● **Dataset excerpt**:
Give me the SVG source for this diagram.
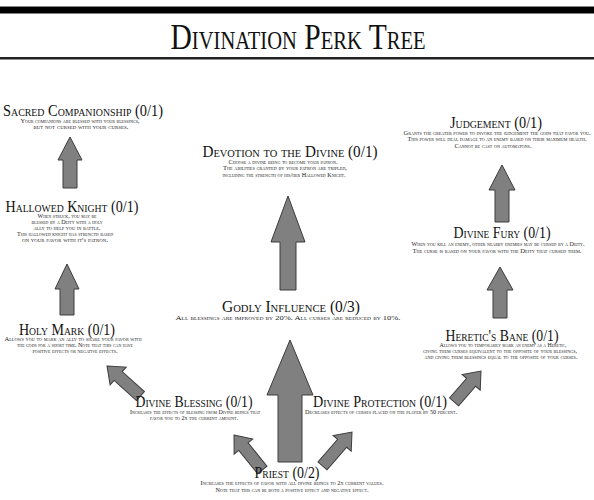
<svg xmlns="http://www.w3.org/2000/svg" width="594" height="500" viewBox="0 0 594 500">
<style>
.t{font-family:"Liberation Serif",serif;font-variant:small-caps;font-size:16px;text-anchor:middle;fill:#111}
.d{font-family:"Liberation Serif",serif;font-variant:small-caps;font-size:6.2px;text-anchor:middle;fill:#222}
.h{font-family:"Liberation Serif",serif;font-variant:small-caps;font-size:36px;text-anchor:middle;fill:#111}
.a{fill:#808080;stroke:#3c3c3c;stroke-width:1;stroke-linejoin:miter}
</style>
<rect width="594" height="500" fill="#fff"/>
<g id="header">
<rect x="0" y="6" width="594" height="1" fill="#888"/>
<rect x="0" y="7" width="594" height="6.5" fill="#000"/>
<text class="h" x="298" y="49" textLength="255" lengthAdjust="spacingAndGlyphs">Divination Perk Tree</text>
<rect x="0" y="57" width="594" height="2.5" fill="#222"/>
</g>
<g id="connectors">
<polygon class="a" points="70,137 82,160 77,160 77,188 63,188 63,160 58,160"/>
<polygon class="a" points="67,264 79,289 74,289 74,315 60,315 60,289 55,289"/>
<polygon class="a" points="288,196 305,242 296,242 296,290 280,290 280,242 271,242"/>
<polygon class="a" points="290,340 313,395 302,395 302,462 278,462 278,395 267,395"/>
<polygon class="a" points="502,165 515,190 509,190 509,222 495,222 495,190 489,190"/>
<polygon class="a" points="500,267 513,290 507,290 507,318 493,318 493,290 487,290"/>
<polygon class="a" transform="translate(107,366) rotate(-48)" points="0,0 12,15 6,15 6,45 -6,45 -6,15 -12,15"/>
<polygon class="a" transform="translate(234,435) rotate(-39)" points="0,0 12,15 6,15 6,45 -6,45 -6,15 -12,15"/>
<polygon class="a" transform="translate(352,432) rotate(41)" points="0,0 12,15 6,15 6,45 -6,45 -6,15 -12,15"/>
<polygon class="a" transform="translate(481,371) rotate(41)" points="0,0 12,15 6,15 6,41 -6,41 -6,15 -12,15"/>
</g>
<g id="sacred-companionship">
<text class="t" x="83" y="116" textLength="160" lengthAdjust="spacingAndGlyphs">Sacred Companionship (0/1)</text>
<text class="d" x="80" y="123" textLength="119" lengthAdjust="spacingAndGlyphs">Your companions are blessed with your blessings,</text>
<text class="d" x="81" y="129" textLength="95" lengthAdjust="spacingAndGlyphs">but not cursed with your curses.</text>
</g>
<g id="hallowed-knight">
<text class="t" x="72" y="212" textLength="133" lengthAdjust="spacingAndGlyphs">Hallowed Knight (0/1)</text>
<text class="d" x="67" y="218" textLength="59" lengthAdjust="spacingAndGlyphs">When struck, you may be</text>
<text class="d" x="67" y="224" textLength="71" lengthAdjust="spacingAndGlyphs">blessed by a Deity with a holy</text>
<text class="d" x="67" y="230" textLength="67" lengthAdjust="spacingAndGlyphs">ally to help you in battle.</text>
<text class="d" x="65" y="236" textLength="96" lengthAdjust="spacingAndGlyphs">This hallowed knight has strength based</text>
<text class="d" x="65" y="242" textLength="86" lengthAdjust="spacingAndGlyphs">on your favor with it's patron.</text>
</g>
<g id="holy-mark">
<text class="t" x="67" y="335" textLength="96" lengthAdjust="spacingAndGlyphs">Holy Mark (0/1)</text>
<text class="d" x="73" y="341" textLength="137" lengthAdjust="spacingAndGlyphs">Allows you to mark an ally to share your favor with</text>
<text class="d" x="75" y="347" textLength="116" lengthAdjust="spacingAndGlyphs">the gods for a short time. Note that this can have</text>
<text class="d" x="75" y="353" textLength="85" lengthAdjust="spacingAndGlyphs">positive effects or negative effects.</text>
</g>
<g id="devotion-to-the-divine">
<text class="t" x="290" y="157" textLength="175" lengthAdjust="spacingAndGlyphs">Devotion to the Divine (0/1)</text>
<text class="d" x="283" y="164" textLength="109" lengthAdjust="spacingAndGlyphs">Choose a divine being to become your patron.</text>
<text class="d" x="285" y="170" textLength="124" lengthAdjust="spacingAndGlyphs">The abilities granted by your patron are tripled,</text>
<text class="d" x="284" y="177" textLength="123" lengthAdjust="spacingAndGlyphs">including the strength of his/her Hallowed Knight.</text>
</g>
<g id="judgement">
<text class="t" x="496" y="128" textLength="92" lengthAdjust="spacingAndGlyphs">Judgement (0/1)</text>
<text class="d" x="497" y="135" textLength="187" lengthAdjust="spacingAndGlyphs">Grants the greater power to invoke the judgement the gods that favor you.</text>
<text class="d" x="497" y="141" textLength="179" lengthAdjust="spacingAndGlyphs">This power will deal damage to an enemy based on their maximum health.</text>
<text class="d" x="493" y="148" textLength="77" lengthAdjust="spacingAndGlyphs">Cannot be cast on automatons.</text>
</g>
<g id="divine-fury">
<text class="t" x="502" y="238" textLength="97" lengthAdjust="spacingAndGlyphs">Divine Fury (0/1)</text>
<text class="d" x="498" y="246" textLength="173" lengthAdjust="spacingAndGlyphs">When you kill an enemy, other nearby enemies may be cursed by a Deity.</text>
<text class="d" x="497" y="253" textLength="169" lengthAdjust="spacingAndGlyphs">The curse is based  on your favor with the Deity that cursed them.</text>
</g>
<g id="heretics-bane">
<text class="t" x="502" y="341" textLength="113" lengthAdjust="spacingAndGlyphs">Heretic's Bane (0/1)</text>
<text class="d" x="503" y="347" textLength="127" lengthAdjust="spacingAndGlyphs">Allows you to temporarily mark an enemy as a Heretic,</text>
<text class="d" x="500" y="353" textLength="154" lengthAdjust="spacingAndGlyphs">giving them curses equivalent to the opposite of your blessings,</text>
<text class="d" x="501" y="359" textLength="153" lengthAdjust="spacingAndGlyphs">and giving them blessings equal to the opposite of your curses.</text>
</g>
<g id="godly-influence">
<text class="t" x="291" y="312" textLength="138" lengthAdjust="spacingAndGlyphs">Godly Influence (0/3)</text>
<text class="d" x="288" y="320" textLength="225" lengthAdjust="spacingAndGlyphs">All blessings are improved by 20%. All curses are reduced by 10%.</text>
</g>
<g id="divine-blessing">
<text class="t" x="194" y="407" textLength="117" lengthAdjust="spacingAndGlyphs">Divine Blessing (0/1)</text>
<text class="d" x="195" y="414" textLength="130" lengthAdjust="spacingAndGlyphs">Increases the effects of blessing from Divine beings that</text>
<text class="d" x="194" y="420" textLength="88" lengthAdjust="spacingAndGlyphs">favor you to 2x the current amount.</text>
</g>
<g id="divine-protection">
<text class="t" x="380" y="407" textLength="134" lengthAdjust="spacingAndGlyphs">Divine Protection (0/1)</text>
<text class="d" x="381" y="414" textLength="152" lengthAdjust="spacingAndGlyphs">Decreases effects of curses placed on the player by 50 percent.</text>
</g>
<g id="priest">
<text class="t" x="287" y="478" textLength="65" lengthAdjust="spacingAndGlyphs">Priest (0/2)</text>
<text class="d" x="292" y="485" textLength="183" lengthAdjust="spacingAndGlyphs">Increases the effects of favor with all divine beings to 2x current values.</text>
<text class="d" x="292" y="492" textLength="153" lengthAdjust="spacingAndGlyphs">Note that this can be both a positive effect and negative effect.</text>
</g>
</svg>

● **The request**:
Transcribe the full listing above exactly as it stands, minus the pictures.

● **Finished exercise**:
Give me the SVG source for this diagram.
<svg xmlns="http://www.w3.org/2000/svg" width="594" height="500" viewBox="0 0 594 500">
<style>
.t{font-family:"Liberation Serif",serif;font-variant:small-caps;font-size:16px;text-anchor:middle;fill:#111}
.d{font-family:"Liberation Serif",serif;font-variant:small-caps;font-size:6.2px;text-anchor:middle;fill:#222}
.h{font-family:"Liberation Serif",serif;font-variant:small-caps;font-size:36px;text-anchor:middle;fill:#111}
.a{fill:#808080;stroke:#3c3c3c;stroke-width:1;stroke-linejoin:miter}
</style>
<rect width="594" height="500" fill="#fff"/>
<g id="header">
<rect x="0" y="6" width="594" height="1" fill="#888"/>
<rect x="0" y="7" width="594" height="6.5" fill="#000"/>
<text class="h" x="298" y="49" textLength="255" lengthAdjust="spacingAndGlyphs">Divination Perk Tree</text>
<rect x="0" y="57" width="594" height="2.5" fill="#222"/>
</g>
<g id="connectors">
<polygon class="a" points="70,137 82,160 77,160 77,188 63,188 63,160 58,160"/>
<polygon class="a" points="67,264 79,289 74,289 74,315 60,315 60,289 55,289"/>
<polygon class="a" points="288,196 305,242 296,242 296,290 280,290 280,242 271,242"/>
<polygon class="a" points="290,340 313,395 302,395 302,462 278,462 278,395 267,395"/>
<polygon class="a" points="502,165 515,190 509,190 509,222 495,222 495,190 489,190"/>
<polygon class="a" points="500,267 513,290 507,290 507,318 493,318 493,290 487,290"/>
<polygon class="a" transform="translate(107,366) rotate(-48)" points="0,0 12,15 6,15 6,45 -6,45 -6,15 -12,15"/>
<polygon class="a" transform="translate(234,435) rotate(-39)" points="0,0 12,15 6,15 6,45 -6,45 -6,15 -12,15"/>
<polygon class="a" transform="translate(352,432) rotate(41)" points="0,0 12,15 6,15 6,45 -6,45 -6,15 -12,15"/>
<polygon class="a" transform="translate(481,371) rotate(41)" points="0,0 12,15 6,15 6,41 -6,41 -6,15 -12,15"/>
</g>
<g id="sacred-companionship">
<text class="t" x="83" y="116" textLength="160" lengthAdjust="spacingAndGlyphs">Sacred Companionship (0/1)</text>
<text class="d" x="80" y="123" textLength="119" lengthAdjust="spacingAndGlyphs">Your companions are blessed with your blessings,</text>
<text class="d" x="81" y="129" textLength="95" lengthAdjust="spacingAndGlyphs">but not cursed with your curses.</text>
</g>
<g id="hallowed-knight">
<text class="t" x="72" y="212" textLength="133" lengthAdjust="spacingAndGlyphs">Hallowed Knight (0/1)</text>
<text class="d" x="67" y="218" textLength="59" lengthAdjust="spacingAndGlyphs">When struck, you may be</text>
<text class="d" x="67" y="224" textLength="71" lengthAdjust="spacingAndGlyphs">blessed by a Deity with a holy</text>
<text class="d" x="67" y="230" textLength="67" lengthAdjust="spacingAndGlyphs">ally to help you in battle.</text>
<text class="d" x="65" y="236" textLength="96" lengthAdjust="spacingAndGlyphs">This hallowed knight has strength based</text>
<text class="d" x="65" y="242" textLength="86" lengthAdjust="spacingAndGlyphs">on your favor with it's patron.</text>
</g>
<g id="holy-mark">
<text class="t" x="67" y="335" textLength="96" lengthAdjust="spacingAndGlyphs">Holy Mark (0/1)</text>
<text class="d" x="73" y="341" textLength="137" lengthAdjust="spacingAndGlyphs">Allows you to mark an ally to share your favor with</text>
<text class="d" x="75" y="347" textLength="116" lengthAdjust="spacingAndGlyphs">the gods for a short time. Note that this can have</text>
<text class="d" x="75" y="353" textLength="85" lengthAdjust="spacingAndGlyphs">positive effects or negative effects.</text>
</g>
<g id="devotion-to-the-divine">
<text class="t" x="290" y="157" textLength="175" lengthAdjust="spacingAndGlyphs">Devotion to the Divine (0/1)</text>
<text class="d" x="283" y="164" textLength="109" lengthAdjust="spacingAndGlyphs">Choose a divine being to become your patron.</text>
<text class="d" x="285" y="170" textLength="124" lengthAdjust="spacingAndGlyphs">The abilities granted by your patron are tripled,</text>
<text class="d" x="284" y="177" textLength="123" lengthAdjust="spacingAndGlyphs">including the strength of his/her Hallowed Knight.</text>
</g>
<g id="judgement">
<text class="t" x="496" y="128" textLength="92" lengthAdjust="spacingAndGlyphs">Judgement (0/1)</text>
<text class="d" x="497" y="135" textLength="187" lengthAdjust="spacingAndGlyphs">Grants the greater power to invoke the judgement the gods that favor you.</text>
<text class="d" x="497" y="141" textLength="179" lengthAdjust="spacingAndGlyphs">This power will deal damage to an enemy based on their maximum health.</text>
<text class="d" x="493" y="148" textLength="77" lengthAdjust="spacingAndGlyphs">Cannot be cast on automatons.</text>
</g>
<g id="divine-fury">
<text class="t" x="502" y="238" textLength="97" lengthAdjust="spacingAndGlyphs">Divine Fury (0/1)</text>
<text class="d" x="498" y="246" textLength="173" lengthAdjust="spacingAndGlyphs">When you kill an enemy, other nearby enemies may be cursed by a Deity.</text>
<text class="d" x="497" y="253" textLength="169" lengthAdjust="spacingAndGlyphs">The curse is based  on your favor with the Deity that cursed them.</text>
</g>
<g id="heretics-bane">
<text class="t" x="502" y="341" textLength="113" lengthAdjust="spacingAndGlyphs">Heretic's Bane (0/1)</text>
<text class="d" x="503" y="347" textLength="127" lengthAdjust="spacingAndGlyphs">Allows you to temporarily mark an enemy as a Heretic,</text>
<text class="d" x="500" y="353" textLength="154" lengthAdjust="spacingAndGlyphs">giving them curses equivalent to the opposite of your blessings,</text>
<text class="d" x="501" y="359" textLength="153" lengthAdjust="spacingAndGlyphs">and giving them blessings equal to the opposite of your curses.</text>
</g>
<g id="godly-influence">
<text class="t" x="291" y="312" textLength="138" lengthAdjust="spacingAndGlyphs">Godly Influence (0/3)</text>
<text class="d" x="288" y="320" textLength="225" lengthAdjust="spacingAndGlyphs">All blessings are improved by 20%. All curses are reduced by 10%.</text>
</g>
<g id="divine-blessing">
<text class="t" x="194" y="407" textLength="117" lengthAdjust="spacingAndGlyphs">Divine Blessing (0/1)</text>
<text class="d" x="195" y="414" textLength="130" lengthAdjust="spacingAndGlyphs">Increases the effects of blessing from Divine beings that</text>
<text class="d" x="194" y="420" textLength="88" lengthAdjust="spacingAndGlyphs">favor you to 2x the current amount.</text>
</g>
<g id="divine-protection">
<text class="t" x="380" y="407" textLength="134" lengthAdjust="spacingAndGlyphs">Divine Protection (0/1)</text>
<text class="d" x="381" y="414" textLength="152" lengthAdjust="spacingAndGlyphs">Decreases effects of curses placed on the player by 50 percent.</text>
</g>
<g id="priest">
<text class="t" x="287" y="478" textLength="65" lengthAdjust="spacingAndGlyphs">Priest (0/2)</text>
<text class="d" x="292" y="485" textLength="183" lengthAdjust="spacingAndGlyphs">Increases the effects of favor with all divine beings to 2x current values.</text>
<text class="d" x="292" y="492" textLength="153" lengthAdjust="spacingAndGlyphs">Note that this can be both a positive effect and negative effect.</text>
</g>
</svg>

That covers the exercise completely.